The Campbell River Estuary as it was in 1945. Photo courtesy Greenways Land Trust

The Campbell River Estuary as it was in 1945. Photo courtesy Greenways Land Trust

Greenways Land Trust restores industrial log storage site in Campbell River estuary

Mill Pond restoration project to be showcased at info session

Campbell River has lost over 20 per cent of its salt marsh habitat over the 20th century, according to Greenways Land Trust, which is why they are unveiling a new restoration project to the Baikie Island Nature Reserve.

Greenways has been working behind the scenes on the new project, focusing on the “Mill Pond.” They will be showcasing their work on June 18 from 10 a.m. until noon at the Baikie Island parking lot.

“This area used to be a large salt marsh,” material from Greenways says. “The marsh was dug out to provide log storage and booming for the forest industry from the 1950s onward.”

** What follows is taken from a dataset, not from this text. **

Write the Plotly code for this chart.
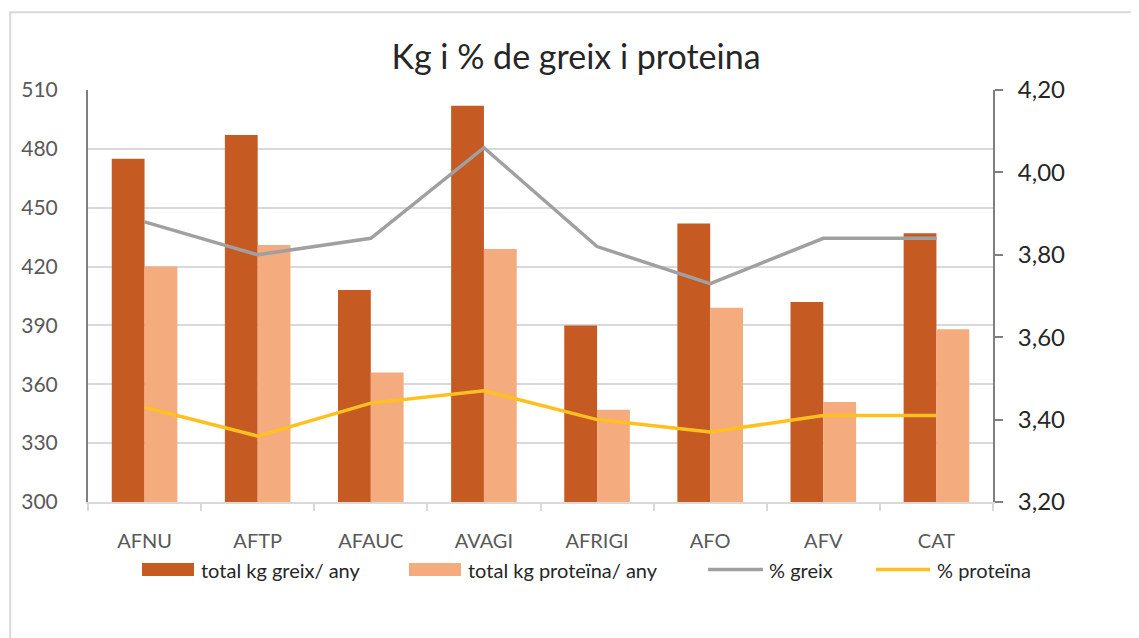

The goal of the project was to restore the former industrial area to its original state as a salt marsh and eel grass bed. Eel grass beds and salt marshes are good habitats for juvenile salmon, allowing them to hide from predators. They are also good habitats for rare plant species like the Vancouver Island Beggarticks which live in the estuary. They also help with nutrient cycling, feeding invertebrates and other decomposers, which in turn become food for other species such as juvenile salmon.

“Since December 2020, we have been working with partners including the Wei Wai Kum First Nation, the City of Campbell River, Fisheries and Oceans Canada, the Nature Conservancy of Canada, several different specialist biologists, and hydraulic engineers to develop a restoration plan,” said the Greenways release. “We plan to move some of the material that was dug out to create the “Mill Pond” back into the pond – some of this material is still on-site on ‘Carolyn’s Spit,’ and has grown back into a disturbed habitat type of small alders and the invasive Himalayan blackberry.

“Turning this area back into salt marsh and eel grass beds will improve the ecological functioning of the estuary significantly,” it says.

Tree removal was done with the help of both the We Wai Kum Guardian Watchmen and a contracted arborist. All trees were removed earlier in the spring to ensure minimal impact on any bird species.